Part of a data file:
----------------

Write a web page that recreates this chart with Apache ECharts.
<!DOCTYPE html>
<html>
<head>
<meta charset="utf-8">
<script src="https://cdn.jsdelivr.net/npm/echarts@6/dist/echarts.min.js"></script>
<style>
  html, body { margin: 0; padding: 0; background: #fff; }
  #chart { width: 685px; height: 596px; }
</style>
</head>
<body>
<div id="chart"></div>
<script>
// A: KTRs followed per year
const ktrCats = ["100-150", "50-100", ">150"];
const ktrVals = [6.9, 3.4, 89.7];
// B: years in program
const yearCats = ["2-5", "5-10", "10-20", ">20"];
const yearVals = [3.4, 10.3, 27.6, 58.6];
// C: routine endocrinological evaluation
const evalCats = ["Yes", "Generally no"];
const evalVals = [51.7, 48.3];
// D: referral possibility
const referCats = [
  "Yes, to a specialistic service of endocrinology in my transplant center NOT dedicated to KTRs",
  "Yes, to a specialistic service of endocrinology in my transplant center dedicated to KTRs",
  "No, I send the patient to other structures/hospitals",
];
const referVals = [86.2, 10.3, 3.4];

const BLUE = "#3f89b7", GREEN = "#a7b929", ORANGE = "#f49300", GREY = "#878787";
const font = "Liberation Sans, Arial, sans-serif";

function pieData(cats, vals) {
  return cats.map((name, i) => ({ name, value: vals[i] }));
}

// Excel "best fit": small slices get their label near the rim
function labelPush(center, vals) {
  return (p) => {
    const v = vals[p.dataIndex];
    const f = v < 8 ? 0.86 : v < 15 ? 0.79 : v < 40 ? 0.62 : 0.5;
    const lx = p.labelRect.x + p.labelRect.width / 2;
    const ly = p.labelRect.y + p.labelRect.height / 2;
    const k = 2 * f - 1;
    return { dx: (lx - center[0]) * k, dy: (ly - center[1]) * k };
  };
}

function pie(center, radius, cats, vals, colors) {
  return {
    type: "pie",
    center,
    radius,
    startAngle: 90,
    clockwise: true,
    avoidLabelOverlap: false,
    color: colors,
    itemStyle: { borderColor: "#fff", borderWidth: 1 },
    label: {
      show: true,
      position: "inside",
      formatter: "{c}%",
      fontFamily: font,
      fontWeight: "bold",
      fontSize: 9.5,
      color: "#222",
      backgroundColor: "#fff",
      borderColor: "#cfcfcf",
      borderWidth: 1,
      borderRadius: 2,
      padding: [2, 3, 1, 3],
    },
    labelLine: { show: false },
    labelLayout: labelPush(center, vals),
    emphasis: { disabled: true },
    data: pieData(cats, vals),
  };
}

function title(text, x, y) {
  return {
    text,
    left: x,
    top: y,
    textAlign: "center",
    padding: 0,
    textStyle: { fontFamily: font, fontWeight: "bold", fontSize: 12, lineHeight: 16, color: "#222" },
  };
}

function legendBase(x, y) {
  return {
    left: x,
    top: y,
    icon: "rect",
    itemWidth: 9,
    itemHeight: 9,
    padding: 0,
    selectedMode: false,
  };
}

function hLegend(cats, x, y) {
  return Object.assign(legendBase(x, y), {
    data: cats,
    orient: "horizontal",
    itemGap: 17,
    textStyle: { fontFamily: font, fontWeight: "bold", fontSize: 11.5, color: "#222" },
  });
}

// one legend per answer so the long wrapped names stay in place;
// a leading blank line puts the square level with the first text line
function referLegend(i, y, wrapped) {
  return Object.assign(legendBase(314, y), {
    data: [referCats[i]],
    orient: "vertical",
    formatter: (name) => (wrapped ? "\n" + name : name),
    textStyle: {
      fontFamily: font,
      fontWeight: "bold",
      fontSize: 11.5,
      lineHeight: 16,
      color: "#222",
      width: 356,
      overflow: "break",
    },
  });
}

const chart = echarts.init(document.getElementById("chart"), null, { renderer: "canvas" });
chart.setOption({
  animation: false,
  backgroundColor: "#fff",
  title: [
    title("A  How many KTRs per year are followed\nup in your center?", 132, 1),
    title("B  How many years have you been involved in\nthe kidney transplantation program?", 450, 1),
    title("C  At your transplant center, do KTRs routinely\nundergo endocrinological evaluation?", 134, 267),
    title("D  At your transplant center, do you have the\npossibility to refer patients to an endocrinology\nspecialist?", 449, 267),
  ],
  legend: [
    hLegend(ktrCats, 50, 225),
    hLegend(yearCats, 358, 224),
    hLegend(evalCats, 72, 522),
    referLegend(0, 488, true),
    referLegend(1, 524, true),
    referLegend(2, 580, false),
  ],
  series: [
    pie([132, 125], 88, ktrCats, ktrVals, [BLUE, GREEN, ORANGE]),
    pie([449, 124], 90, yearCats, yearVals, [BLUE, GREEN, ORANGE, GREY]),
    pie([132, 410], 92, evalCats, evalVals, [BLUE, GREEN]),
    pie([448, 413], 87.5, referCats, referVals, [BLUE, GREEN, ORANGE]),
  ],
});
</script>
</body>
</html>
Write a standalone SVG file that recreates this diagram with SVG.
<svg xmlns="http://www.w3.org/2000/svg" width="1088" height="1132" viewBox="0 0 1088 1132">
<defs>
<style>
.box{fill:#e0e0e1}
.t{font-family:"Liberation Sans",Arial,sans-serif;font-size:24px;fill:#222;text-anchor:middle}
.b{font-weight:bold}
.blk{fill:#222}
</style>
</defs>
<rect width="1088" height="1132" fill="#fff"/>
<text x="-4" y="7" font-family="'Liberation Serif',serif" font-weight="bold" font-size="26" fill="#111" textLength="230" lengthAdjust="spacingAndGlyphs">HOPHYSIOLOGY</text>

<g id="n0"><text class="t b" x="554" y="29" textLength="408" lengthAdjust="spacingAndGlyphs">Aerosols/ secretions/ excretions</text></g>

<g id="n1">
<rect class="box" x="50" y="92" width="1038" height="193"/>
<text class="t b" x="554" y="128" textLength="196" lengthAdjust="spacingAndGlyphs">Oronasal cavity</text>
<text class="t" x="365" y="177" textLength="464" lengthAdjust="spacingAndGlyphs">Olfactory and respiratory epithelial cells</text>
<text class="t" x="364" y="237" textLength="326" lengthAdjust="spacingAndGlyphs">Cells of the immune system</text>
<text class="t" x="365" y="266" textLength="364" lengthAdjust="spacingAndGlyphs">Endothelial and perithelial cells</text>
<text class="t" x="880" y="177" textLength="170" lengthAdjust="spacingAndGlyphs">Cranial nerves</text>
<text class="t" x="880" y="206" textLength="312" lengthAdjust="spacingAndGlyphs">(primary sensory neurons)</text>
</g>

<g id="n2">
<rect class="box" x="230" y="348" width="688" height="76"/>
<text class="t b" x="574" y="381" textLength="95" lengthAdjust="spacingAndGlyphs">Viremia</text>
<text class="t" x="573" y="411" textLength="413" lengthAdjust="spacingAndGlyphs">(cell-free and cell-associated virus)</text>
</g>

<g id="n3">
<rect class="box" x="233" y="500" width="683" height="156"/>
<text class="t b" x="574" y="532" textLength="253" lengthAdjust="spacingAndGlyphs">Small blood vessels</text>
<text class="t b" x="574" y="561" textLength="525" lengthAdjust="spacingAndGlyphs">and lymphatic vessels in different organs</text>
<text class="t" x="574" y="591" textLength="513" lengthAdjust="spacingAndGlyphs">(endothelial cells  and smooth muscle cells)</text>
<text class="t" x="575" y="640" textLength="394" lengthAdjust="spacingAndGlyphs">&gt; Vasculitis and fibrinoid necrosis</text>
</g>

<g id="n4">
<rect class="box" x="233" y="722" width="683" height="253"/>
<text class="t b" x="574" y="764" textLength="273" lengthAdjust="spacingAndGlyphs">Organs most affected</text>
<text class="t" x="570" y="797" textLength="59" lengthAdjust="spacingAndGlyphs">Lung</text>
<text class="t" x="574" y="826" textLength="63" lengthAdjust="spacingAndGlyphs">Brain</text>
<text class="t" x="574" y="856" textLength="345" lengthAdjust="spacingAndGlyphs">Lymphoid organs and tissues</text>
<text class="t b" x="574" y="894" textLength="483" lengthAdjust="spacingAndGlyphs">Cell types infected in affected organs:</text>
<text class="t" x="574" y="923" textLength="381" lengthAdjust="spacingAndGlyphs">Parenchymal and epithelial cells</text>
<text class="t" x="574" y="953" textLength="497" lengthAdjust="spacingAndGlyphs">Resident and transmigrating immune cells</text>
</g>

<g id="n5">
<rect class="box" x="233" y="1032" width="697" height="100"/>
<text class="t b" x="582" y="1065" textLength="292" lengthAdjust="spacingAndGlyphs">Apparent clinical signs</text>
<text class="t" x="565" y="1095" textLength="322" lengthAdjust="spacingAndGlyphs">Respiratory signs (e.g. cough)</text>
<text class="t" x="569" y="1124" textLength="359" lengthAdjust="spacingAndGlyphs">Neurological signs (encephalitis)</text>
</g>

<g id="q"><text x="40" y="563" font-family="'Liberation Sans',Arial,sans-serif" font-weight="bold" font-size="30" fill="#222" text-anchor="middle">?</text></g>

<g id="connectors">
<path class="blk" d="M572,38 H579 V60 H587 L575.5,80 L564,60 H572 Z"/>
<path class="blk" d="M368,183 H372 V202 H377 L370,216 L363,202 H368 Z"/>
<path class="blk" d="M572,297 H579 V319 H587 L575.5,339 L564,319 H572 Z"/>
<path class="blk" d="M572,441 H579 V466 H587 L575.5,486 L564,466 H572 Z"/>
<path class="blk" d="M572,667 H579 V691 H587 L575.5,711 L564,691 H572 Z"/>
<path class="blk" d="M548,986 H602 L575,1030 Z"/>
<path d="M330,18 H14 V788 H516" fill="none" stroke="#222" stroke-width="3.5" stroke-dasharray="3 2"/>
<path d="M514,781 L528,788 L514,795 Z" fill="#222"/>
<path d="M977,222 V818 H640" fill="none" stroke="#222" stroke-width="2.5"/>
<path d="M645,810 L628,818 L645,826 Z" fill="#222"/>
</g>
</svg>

----------------

▸ Exercise aim: Locate each line containing the string "this" and show it.

▸ Task output:
Write a web page that recreates this chart with Apache ECharts.
Write a standalone SVG file that recreates this diagram with SVG.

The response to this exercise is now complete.